● **Information given**:
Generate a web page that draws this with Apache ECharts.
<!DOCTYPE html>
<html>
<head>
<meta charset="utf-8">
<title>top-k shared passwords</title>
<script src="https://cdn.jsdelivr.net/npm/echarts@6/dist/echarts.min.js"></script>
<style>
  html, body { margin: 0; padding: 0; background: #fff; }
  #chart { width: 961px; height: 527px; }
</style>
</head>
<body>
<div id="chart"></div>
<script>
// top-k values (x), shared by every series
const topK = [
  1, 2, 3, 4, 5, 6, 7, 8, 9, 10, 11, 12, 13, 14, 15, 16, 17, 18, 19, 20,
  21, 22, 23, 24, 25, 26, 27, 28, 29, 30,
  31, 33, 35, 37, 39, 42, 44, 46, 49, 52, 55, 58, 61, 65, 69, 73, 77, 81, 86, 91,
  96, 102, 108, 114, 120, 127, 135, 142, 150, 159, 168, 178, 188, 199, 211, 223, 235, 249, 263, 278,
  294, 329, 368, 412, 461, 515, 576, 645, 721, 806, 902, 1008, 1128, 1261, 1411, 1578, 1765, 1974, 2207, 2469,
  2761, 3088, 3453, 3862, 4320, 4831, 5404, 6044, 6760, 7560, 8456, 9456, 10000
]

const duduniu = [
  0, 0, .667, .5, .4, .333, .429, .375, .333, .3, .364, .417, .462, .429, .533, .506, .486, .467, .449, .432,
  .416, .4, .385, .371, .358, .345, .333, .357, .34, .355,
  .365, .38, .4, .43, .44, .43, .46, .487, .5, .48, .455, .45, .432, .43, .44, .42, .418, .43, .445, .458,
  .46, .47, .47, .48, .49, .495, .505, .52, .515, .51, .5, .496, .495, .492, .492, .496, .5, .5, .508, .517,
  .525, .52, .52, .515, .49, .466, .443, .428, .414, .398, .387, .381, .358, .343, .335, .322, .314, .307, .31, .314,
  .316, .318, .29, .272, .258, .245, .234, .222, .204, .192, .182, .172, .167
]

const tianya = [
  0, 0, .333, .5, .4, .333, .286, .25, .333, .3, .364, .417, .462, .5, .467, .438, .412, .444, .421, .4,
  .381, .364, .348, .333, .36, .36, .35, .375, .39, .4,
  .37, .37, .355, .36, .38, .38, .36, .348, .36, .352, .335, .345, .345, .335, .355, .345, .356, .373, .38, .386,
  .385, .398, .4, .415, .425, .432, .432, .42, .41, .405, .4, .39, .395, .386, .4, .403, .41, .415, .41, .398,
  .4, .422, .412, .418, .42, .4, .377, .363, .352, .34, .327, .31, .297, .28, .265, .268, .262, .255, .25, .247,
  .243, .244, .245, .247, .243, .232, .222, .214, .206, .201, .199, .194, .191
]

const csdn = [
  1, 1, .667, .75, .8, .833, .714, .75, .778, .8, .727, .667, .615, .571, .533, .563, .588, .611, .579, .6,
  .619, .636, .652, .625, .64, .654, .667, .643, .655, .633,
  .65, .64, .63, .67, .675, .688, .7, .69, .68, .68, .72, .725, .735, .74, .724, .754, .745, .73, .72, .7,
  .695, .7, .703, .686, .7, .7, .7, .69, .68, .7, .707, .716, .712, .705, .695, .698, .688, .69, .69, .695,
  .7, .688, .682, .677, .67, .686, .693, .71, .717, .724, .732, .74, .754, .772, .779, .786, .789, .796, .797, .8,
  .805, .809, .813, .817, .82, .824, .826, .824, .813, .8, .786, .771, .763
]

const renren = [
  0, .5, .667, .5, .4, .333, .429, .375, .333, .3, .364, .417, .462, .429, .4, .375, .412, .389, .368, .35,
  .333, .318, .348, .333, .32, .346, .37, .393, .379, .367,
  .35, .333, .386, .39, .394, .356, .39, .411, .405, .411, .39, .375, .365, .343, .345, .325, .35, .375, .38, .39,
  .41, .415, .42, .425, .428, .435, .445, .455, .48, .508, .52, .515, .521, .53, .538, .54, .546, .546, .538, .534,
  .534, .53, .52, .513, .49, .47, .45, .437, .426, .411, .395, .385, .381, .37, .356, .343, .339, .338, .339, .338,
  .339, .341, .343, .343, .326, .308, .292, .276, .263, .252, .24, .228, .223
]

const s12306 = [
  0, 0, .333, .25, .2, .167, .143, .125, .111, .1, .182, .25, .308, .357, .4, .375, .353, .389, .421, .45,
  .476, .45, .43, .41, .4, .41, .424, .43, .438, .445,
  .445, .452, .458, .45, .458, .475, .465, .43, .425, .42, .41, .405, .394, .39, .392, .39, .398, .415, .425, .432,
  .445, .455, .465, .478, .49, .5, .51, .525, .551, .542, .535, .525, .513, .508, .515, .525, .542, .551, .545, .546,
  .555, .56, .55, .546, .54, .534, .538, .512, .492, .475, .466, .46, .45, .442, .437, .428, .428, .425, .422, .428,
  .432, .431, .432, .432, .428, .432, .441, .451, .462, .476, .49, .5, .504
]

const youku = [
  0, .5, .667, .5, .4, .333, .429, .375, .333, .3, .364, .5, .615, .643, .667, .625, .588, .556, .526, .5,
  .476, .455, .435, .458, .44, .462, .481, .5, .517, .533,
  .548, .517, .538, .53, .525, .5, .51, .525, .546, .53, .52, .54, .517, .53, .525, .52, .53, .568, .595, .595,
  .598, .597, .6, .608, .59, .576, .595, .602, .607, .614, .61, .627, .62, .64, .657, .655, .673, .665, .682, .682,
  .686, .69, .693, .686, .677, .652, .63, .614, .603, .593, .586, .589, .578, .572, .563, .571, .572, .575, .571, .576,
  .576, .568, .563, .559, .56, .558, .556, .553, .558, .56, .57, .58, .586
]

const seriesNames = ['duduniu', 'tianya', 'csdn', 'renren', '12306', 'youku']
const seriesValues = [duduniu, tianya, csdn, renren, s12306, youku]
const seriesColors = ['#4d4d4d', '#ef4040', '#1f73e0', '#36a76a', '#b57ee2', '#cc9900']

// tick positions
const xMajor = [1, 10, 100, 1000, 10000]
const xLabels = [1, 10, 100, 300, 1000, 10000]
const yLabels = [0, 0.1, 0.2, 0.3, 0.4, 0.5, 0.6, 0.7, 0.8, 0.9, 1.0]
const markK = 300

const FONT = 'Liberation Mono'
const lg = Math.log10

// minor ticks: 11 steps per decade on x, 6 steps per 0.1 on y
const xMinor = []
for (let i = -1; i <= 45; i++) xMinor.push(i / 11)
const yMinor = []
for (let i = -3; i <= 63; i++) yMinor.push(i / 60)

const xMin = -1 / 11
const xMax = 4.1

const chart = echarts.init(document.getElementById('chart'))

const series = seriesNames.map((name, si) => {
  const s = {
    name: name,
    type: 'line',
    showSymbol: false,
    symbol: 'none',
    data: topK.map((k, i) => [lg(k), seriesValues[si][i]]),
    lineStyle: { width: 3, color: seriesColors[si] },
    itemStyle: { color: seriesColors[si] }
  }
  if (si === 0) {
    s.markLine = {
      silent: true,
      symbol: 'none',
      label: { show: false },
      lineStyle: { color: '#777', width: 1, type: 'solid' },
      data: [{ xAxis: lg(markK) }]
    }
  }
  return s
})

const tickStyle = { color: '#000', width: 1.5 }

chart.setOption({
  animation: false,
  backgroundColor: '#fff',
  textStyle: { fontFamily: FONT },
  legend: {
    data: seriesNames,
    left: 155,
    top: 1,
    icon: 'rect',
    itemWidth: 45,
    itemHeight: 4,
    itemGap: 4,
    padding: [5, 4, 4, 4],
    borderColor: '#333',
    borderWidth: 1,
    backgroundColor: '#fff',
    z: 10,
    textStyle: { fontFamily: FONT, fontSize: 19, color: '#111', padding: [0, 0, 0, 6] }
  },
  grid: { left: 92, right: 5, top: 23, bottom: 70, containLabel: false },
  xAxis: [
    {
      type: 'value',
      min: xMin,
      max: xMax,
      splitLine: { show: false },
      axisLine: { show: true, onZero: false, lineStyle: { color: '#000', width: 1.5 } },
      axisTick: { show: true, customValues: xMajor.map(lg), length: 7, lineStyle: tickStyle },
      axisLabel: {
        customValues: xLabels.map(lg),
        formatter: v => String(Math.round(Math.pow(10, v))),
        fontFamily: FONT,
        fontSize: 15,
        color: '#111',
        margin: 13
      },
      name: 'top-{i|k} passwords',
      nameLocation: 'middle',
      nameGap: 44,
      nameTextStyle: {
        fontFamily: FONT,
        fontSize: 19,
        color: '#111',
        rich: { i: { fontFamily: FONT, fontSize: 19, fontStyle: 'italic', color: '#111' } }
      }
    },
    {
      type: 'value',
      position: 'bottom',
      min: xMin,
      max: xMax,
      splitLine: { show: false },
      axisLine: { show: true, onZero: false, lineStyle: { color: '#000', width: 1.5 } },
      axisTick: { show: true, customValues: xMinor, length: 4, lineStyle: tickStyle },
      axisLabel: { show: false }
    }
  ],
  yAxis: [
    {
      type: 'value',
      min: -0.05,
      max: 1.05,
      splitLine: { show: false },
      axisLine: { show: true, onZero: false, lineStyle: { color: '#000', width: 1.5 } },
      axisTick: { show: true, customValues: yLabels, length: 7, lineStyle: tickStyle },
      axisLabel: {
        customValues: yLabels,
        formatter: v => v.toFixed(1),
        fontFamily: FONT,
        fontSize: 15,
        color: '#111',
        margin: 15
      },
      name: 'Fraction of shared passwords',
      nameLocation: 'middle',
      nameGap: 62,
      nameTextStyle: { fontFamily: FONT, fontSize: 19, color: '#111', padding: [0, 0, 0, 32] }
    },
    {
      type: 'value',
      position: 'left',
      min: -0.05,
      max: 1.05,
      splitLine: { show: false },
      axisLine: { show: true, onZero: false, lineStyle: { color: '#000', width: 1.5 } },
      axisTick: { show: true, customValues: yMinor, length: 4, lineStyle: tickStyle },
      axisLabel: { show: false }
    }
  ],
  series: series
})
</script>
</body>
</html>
* * *
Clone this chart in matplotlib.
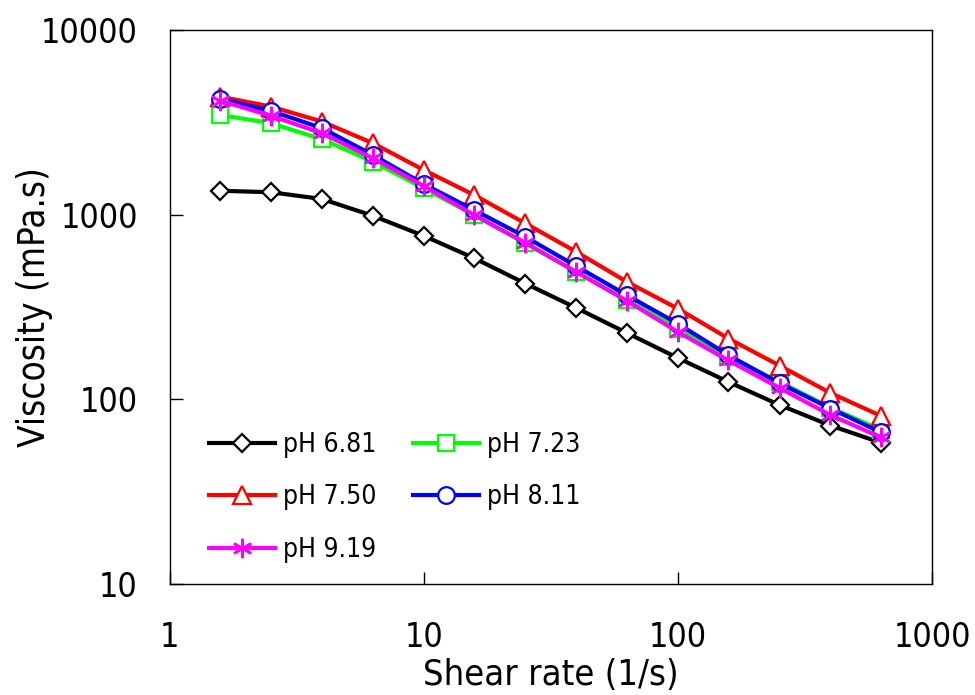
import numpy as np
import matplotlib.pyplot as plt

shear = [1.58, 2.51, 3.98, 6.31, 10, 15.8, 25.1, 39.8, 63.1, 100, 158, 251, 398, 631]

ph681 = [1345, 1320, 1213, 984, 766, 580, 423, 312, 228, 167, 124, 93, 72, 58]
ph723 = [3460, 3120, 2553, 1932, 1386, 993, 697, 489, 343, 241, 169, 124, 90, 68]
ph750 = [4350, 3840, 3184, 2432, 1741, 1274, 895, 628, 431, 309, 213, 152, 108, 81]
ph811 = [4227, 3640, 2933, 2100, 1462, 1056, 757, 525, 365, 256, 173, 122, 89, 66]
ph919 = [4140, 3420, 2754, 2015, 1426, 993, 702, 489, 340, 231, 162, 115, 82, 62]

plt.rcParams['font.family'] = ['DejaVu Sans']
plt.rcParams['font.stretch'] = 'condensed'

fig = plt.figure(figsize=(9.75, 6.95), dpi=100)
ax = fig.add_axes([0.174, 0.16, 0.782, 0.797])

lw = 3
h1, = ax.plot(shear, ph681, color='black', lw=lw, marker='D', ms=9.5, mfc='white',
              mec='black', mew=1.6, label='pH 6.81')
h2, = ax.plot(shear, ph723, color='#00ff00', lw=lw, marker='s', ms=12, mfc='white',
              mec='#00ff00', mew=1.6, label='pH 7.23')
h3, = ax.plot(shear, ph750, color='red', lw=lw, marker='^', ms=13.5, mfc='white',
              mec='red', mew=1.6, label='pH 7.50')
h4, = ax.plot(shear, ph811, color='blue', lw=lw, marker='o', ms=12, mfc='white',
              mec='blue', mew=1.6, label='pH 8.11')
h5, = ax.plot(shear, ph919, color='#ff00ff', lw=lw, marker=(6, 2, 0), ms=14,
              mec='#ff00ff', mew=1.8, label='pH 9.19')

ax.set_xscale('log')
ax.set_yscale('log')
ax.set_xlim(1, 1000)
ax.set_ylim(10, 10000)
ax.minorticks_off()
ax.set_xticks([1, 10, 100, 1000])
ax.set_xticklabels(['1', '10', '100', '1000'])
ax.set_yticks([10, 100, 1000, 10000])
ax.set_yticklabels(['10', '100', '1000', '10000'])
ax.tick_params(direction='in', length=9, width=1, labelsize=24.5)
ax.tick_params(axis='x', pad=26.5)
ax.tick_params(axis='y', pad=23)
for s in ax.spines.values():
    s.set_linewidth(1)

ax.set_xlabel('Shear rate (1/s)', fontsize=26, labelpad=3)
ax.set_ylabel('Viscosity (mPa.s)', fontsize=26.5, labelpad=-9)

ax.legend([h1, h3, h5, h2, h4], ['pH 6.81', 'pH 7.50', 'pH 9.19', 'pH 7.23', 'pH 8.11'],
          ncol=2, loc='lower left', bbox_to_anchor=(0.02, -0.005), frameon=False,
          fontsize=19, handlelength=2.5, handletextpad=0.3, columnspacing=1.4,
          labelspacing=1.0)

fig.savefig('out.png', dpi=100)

● **What is being asked**: Look above for the line with "Clone this chart in matplotlib." and the line with "251, 398, 631]", then copy exactly the lines from the first through the second, both kept, with no pictures.

● **Exercise response**:
Clone this chart in matplotlib.
import numpy as np
import matplotlib.pyplot as plt

shear = [1.58, 2.51, 3.98, 6.31, 10, 15.8, 25.1, 39.8, 63.1, 100, 158, 251, 398, 631]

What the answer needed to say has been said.